Henry Lee Lucas (left) and his partner, Ottis Toole

Of course the Matamoros area was not the only region Lucas claimed the Hand of Death was active. He placed another killing ranch just outside of the notorious city of Juarez where hundreds (if not thousands) of women have been murdered since 1993, some with ritualistic overtones. A decade after Constanzo's reign of terror ended another ranch with mass graves was discovered at Juarez precisely where Henry's map had indicated a cult center.
"After a decade had passed... yet another excavation was begun, at a ranch near Juarez, Mexico. That property was, strangely enough, located precisely where Henry Lee Lucas had claimed that the 'Hand of Death' cult maintained a ranch. The first reports on the Juarez ranch surfaced on December 1, 1999... a Los Angeles Times report noted that the 'clanestine burial grounds [were] practically within sight of the U.S. border.'
"Early reports indicated that authorities anticipated exhuming between 100 and 300 bodies from mass graves on the ranch, including twenty-two missing U.S. citizens and a number of former FBI and DEA informants. The investigation was quickly expanded to include at least three more possible burial grounds in the area..."
(ibid, pgs. 91-92)

Memorials to the dead women of Juarez

Once U.S. authorities took over the 1999 investigation of the Juarez ranch the body total dropped from at least 100 to only nine victims. Truly, the inter-agency work of the Mexican and U.S. authorities must be a thing to behold. Needless to say, if there is any truth to Henry's map, then we are left with many troubling questions.
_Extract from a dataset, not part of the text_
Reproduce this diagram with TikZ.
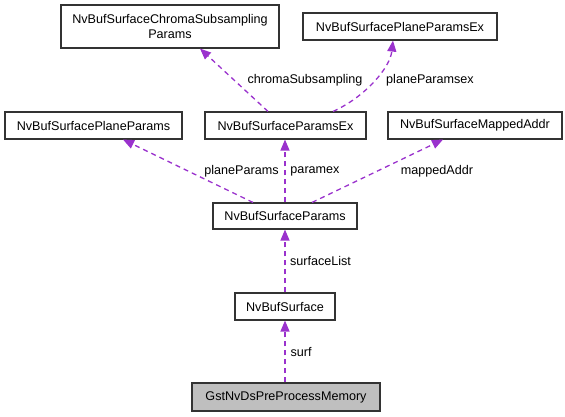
\documentclass[tikz,border=0pt]{standalone}
\usepackage{fontspec}
\setmainfont{Liberation Sans}
\usetikzlibrary{arrows.meta}
\definecolor{edgec}{HTML}{9A32CD}
\definecolor{gstfill}{HTML}{BFBFBF}
\begin{document}
\begin{tikzpicture}[x=1pt,y=-1pt,
  cls/.style={draw=black!80, line width=1.1pt, fill=white, inner sep=0pt, minimum height=27pt, align=center, font=\fontsize{12.6}{15}\selectfont},
  edge/.style={draw=edgec, line width=1.3pt, dash pattern=on 5pt off 4pt, -{Triangle[length=11pt,width=9pt]}},
  lbl/.style={inner sep=0pt, font=\fontsize{12.6}{15}\selectfont}]
\useasboundingbox (0,0) rectangle (565,416);
\node[cls, minimum width=218pt, minimum height=43pt] (chroma) at (170,26.5) {NvBufSurfaceChromaSubsampling\\Params};
\node[cls, minimum width=194pt] (ppex) at (400,26.5) {NvBufSurfacePlaneParamsEx};
\node[cls, minimum width=177pt] (pp) at (93.5,125.5) {NvBufSurfacePlaneParams};
\node[cls, minimum width=161pt] (pex) at (285.5,125.5) {NvBufSurfaceParamsEx};
\node[cls, minimum width=174pt] (ma) at (475,125.5) {NvBufSurfaceMappedAddr};
\node[cls, minimum width=144pt, minimum height=26pt] (params) at (285,216) {NvBufSurfaceParams};
\node[cls, minimum width=100pt] (nbs) at (285,306.5) {NvBufSurface};
\node[cls, minimum width=188pt, minimum height=28pt, fill=gstfill] (gst) at (286,397) {GstNvDsPreProcessMemory};

\draw[edge] (pex.north -| 268,0) -- (chroma.south -| 200,0);
\draw[edge] (pex.north -| 333,0) .. controls (365,97) and (390,68) .. (ppex.south -| 393,0);
\draw[edge] (params.north -| 253,0) -- (pp.south -| 123,0);
\draw[edge] (params.north -| 285,0) -- (pex.south -| 285,0);
\draw[edge] (params.north -| 312,0) -- (ma.south -| 443,0);
\draw[edge] (nbs.north -| 285,0) -- (params.south -| 285,0);
\draw[edge] (gst.north -| 285,0) -- (nbs.south -| 285,0);

\node[lbl] (l1) at (305,80) {chromaSubsampling};
\node[lbl] (l2) at (430,80) {planeParamsex};
\node[lbl] (l3) at (241.5,171) {planeParams};
\node[lbl] (l4) at (315,171) {paramex};
\node[lbl] (l5) at (437,171) {mappedAddr};
\node[lbl] (l6) at (320.5,261) {surfaceList};
\node[lbl] (l7) at (301,352) {surf};
\end{tikzpicture}
\end{document}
Was Constanzo's cult part of a nation wide order? Was it linked to the Manson Family and the Peoples Temple? Are the murders now happening in Juarez also tied in with the Constanzo, Manson and Jones cults in some way? And if so, were all these organizations being controlled by the CIA? And if so, to what purpose? As a sociological or mind control experiment? As an act of terrorism? To corner the drug trade and escalate the Cold War? Any of these explanations are of course possible and there are even more scenarios I haven't covered. All we can be sure of is that there is much in the Constanzo saga that does not jive with mainstream accounts, as per usual. One thing that is certain is that there's more to Constanzo and his cult than what we were told.